Преподавательница – суровая коммунистка, преподававшая нам макроэкономику, – неспешно прохаживалась у доски.
Я прошептала:
– Он тебе не нравится, да?
– Не нравится.
– А почему?
Латышка кинула на меня презрительный взгляд.
– Да он никто просто, – ответила она после паузы.
– В смысле?
– Я не знаю, кто он такой. Нам представили его за две недели до назначения. Врач-травматолог. У него даже программы не было никакой.
– Ну, слушай, у нас-то ситуация не то чтобы сильно лучше, – робко начала я. – Ты приехала в страну, где президента тоже не выбирают.
– Ты даже не представляешь, насколько его не выбирают в Латвии. Его утверждают депутаты парламента, а не народ.
– Но парламент-то вы выбираете.
– А вы выбираете и парламент, и президента.
– Но это же бред. Никого мы не выбираем, – завелась я. – Все только и говорят о преемнике. «Выборы преемника». Тебя вообще ничего так не смущает в этой фразе?
– Путина вы сами выбрали. Вы, русские, пошли и проголосовали за него. И за преемника пойдете и проголосуете.
– У нас большинство ебанутое, вот и все.
– Ну так ты уж определись, большинство у вас ебанутое или с Путиным что-то не так.
– Все ебанутые. Россия ебанутая.
– Россия не ебанутая, это ты ебанулась. У тебя все есть, у твоей семьи все есть, чего тебе еще надо? Не нравится – уезжай отсюда.
– Да что ты о моей семье знаешь? У меня родители держат маленький магазинчик. А раньше у них было три маленьких магазинчика. Теперь один, потому что налоги, аренда, пожарные ходят.
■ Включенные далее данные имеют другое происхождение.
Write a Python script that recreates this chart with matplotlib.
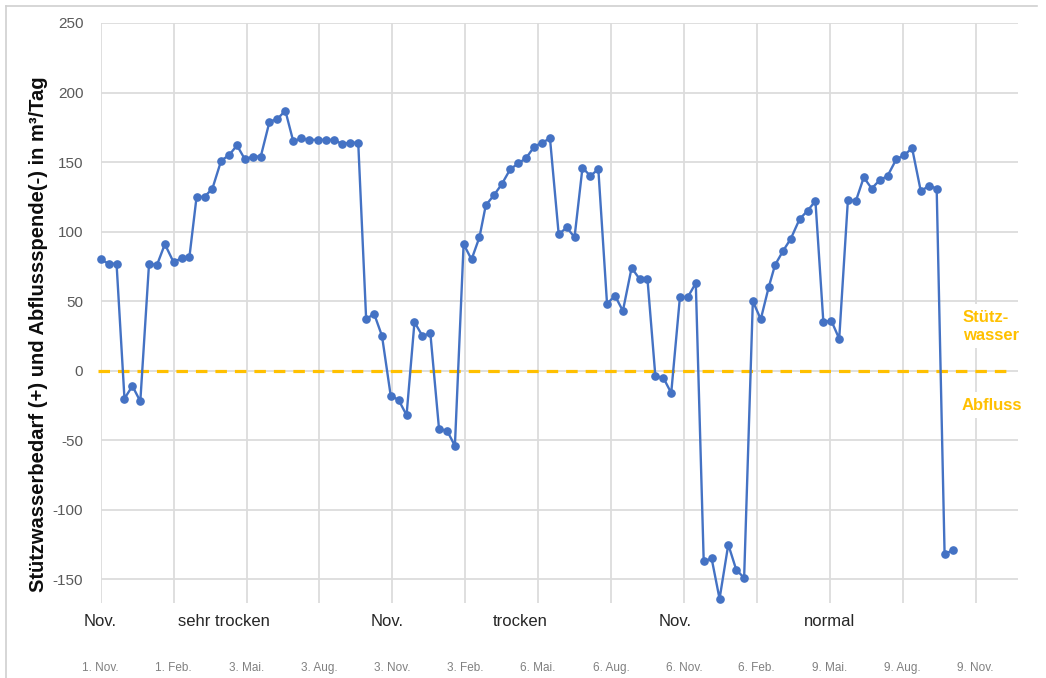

– Я плохо знаю ситуацию с мелким бизнесом, но я могу судить о более глобальной картине. ВВП растет, доходы населения растут, моей бабушке в Латвии стали платить русскую пенсию. Может быть, конкретно твоей семье здесь не очень живется, но это не значит, что вообще все плохо. Но если ты не готова ждать, когда страна разовьется, если ты не готова внести свой вклад, то и вали отсюда. Я готова. Я хочу получить гражданство, я хочу здесь жить и работать. А ты вали! Тебе никто не мешает. Езжай на все готовенькое.
– Ну и свалю, – буркнула я.
Латышка демонстративно уткнулась в конспект, а я еще минут пять приводила в порядок дыхание. Во мне колотилась злость. Злость на нее – за то, что такая уверенная и убедительная, и на себя – за то, что начала сомневаться.
Больше всего на свете мне в тот момент хотелось – как хотелось потом еще много раз после всех наших споров, – чтобы будущее скорее настало и явилось нам в таком страшном виде, когда никакая Латышка ничего не сможет мне возразить.
Постепенно я перестала с ней спорить.